Artificial intelligent assistant

browis

browis Obs. or dial.
  (ˈbraʊɪs)
  Forms: 3 broys, 4 brouwys, 5 browyce, 5–6 browes, 5–7 -esse, 7– browis; see also brewis, brose.
  [ME. broys, browes, a. OF. broez, brouetz, nom. of broet, brouet, browet. Of this word browet is an original doublet, and brewis, brose, later variants.]
   1. = brewis, in both senses.

a 1300 Havelok 924 Make þe broys in þe led. c 1325 Coer de L. 3077 Soupyd off the brouwys a sope. c 1430 Lydg. Order of Fooles Min. Poems 165 Tendre browyce made with a mary-boon. c 1440 Promp. Parv. 53 Browesse [v.r. browes], adipatum. c 1450 Knt. de la Tour (1868) 8 She come into the warderobe to ete browesse. 1513 W. de Worde Bk. Keruynge in Babees Bk. (1868) 274 Potage, as wortes, Iowtes, or browes. 1562 J. Heywood Prov. & Epigr. (1867) 72, I will eate no browesse sops. 1601 Holland Pliny xix. viii, A kinde of broth or browesse. 1658 R. Franck North. Mem. (1821) 209 When they kill a beast..make a caldron of his skin, browis of his bowels.

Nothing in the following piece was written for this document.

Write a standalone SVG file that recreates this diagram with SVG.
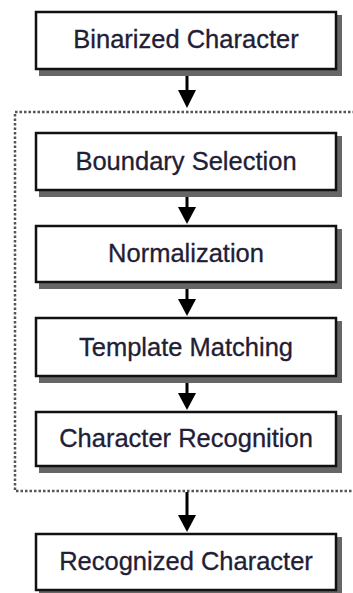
<svg xmlns="http://www.w3.org/2000/svg" width="353" height="593" viewBox="0 0 353 593">
<style>
.box{fill:#fff;stroke:#111;stroke-width:2.5}
.sh{fill:#666}
.t{font-family:"Liberation Sans",Arial,sans-serif;font-size:25.5px;fill:#1f2035;text-anchor:middle;stroke:#1f2035;stroke-width:0.3}
.ln{stroke:#000;stroke-width:3;fill:none}
.dot{fill:none;stroke:#555;stroke-width:2.5;stroke-dasharray:2.5 2}
</style>
<rect width="353" height="593" fill="#fff"/>
<rect class="dot" x="15" y="112" width="350" height="379"/>
<g id="connectors">
<line class="ln" x1="187" y1="70" x2="187" y2="91"/><path d="M178,90 L196,90 L187,108 Z"/>
<line class="ln" x1="187" y1="191" x2="187" y2="208"/><path d="M178,207 L196,207 L187,224 Z"/>
<line class="ln" x1="187" y1="284" x2="187" y2="300"/><path d="M178,299 L196,299 L187,316 Z"/>
<line class="ln" x1="187" y1="377" x2="187" y2="394"/><path d="M178,393 L196,393 L187,410 Z"/>
<line class="ln" x1="187" y1="492" x2="187" y2="516"/><path d="M178,515 L196,515 L187,532 Z"/>
</g>
<g id="n1"><rect class="sh" x="39" y="15" width="303" height="61"/><rect class="box" x="36" y="12" width="300" height="57"/><text class="t" x="186" y="48">Binarized Character</text></g>
<g id="n2"><rect class="sh" x="39" y="136" width="303" height="61"/><rect class="box" x="36" y="133" width="300" height="57"/><text class="t" x="186" y="170">Boundary Selection</text></g>
<g id="n3"><rect class="sh" x="39" y="229" width="303" height="60"/><rect class="box" x="36" y="226" width="300" height="56"/><text class="t" x="186" y="262">Normalization</text></g>
<g id="n4"><rect class="sh" x="39" y="321" width="303" height="62"/><rect class="box" x="36" y="318" width="300" height="58"/><text class="t" x="186" y="356">Template Matching</text></g>
<g id="n5"><rect class="sh" x="39" y="415" width="303" height="58"/><rect class="box" x="36" y="412" width="300" height="54"/><text class="t" x="186" y="447">Character Recognition</text></g>
<g id="n6"><rect class="sh" x="39" y="537" width="303" height="58"/><rect class="box" x="36" y="534" width="300" height="56"/><text class="t" x="186" y="570">Recognized Character</text></g>
</svg>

  2. A kind of brose; as the browis of the Sheffield Cutlers' Feast, a dish made by pouring boiling water upon oat-cakes mixed with dripping, and seasoned with pepper, salt, and butter.

1839 A. Bywater Sheffield Dial. (1877) 32 Nettle porridge an' brawis. 1880 Sheff. Independent 3 Sept., Returning to their hall, the members of the Company partook of ‘browis’—a cunningly devised broth without which the installation [of the Master Cutler] would not be complete.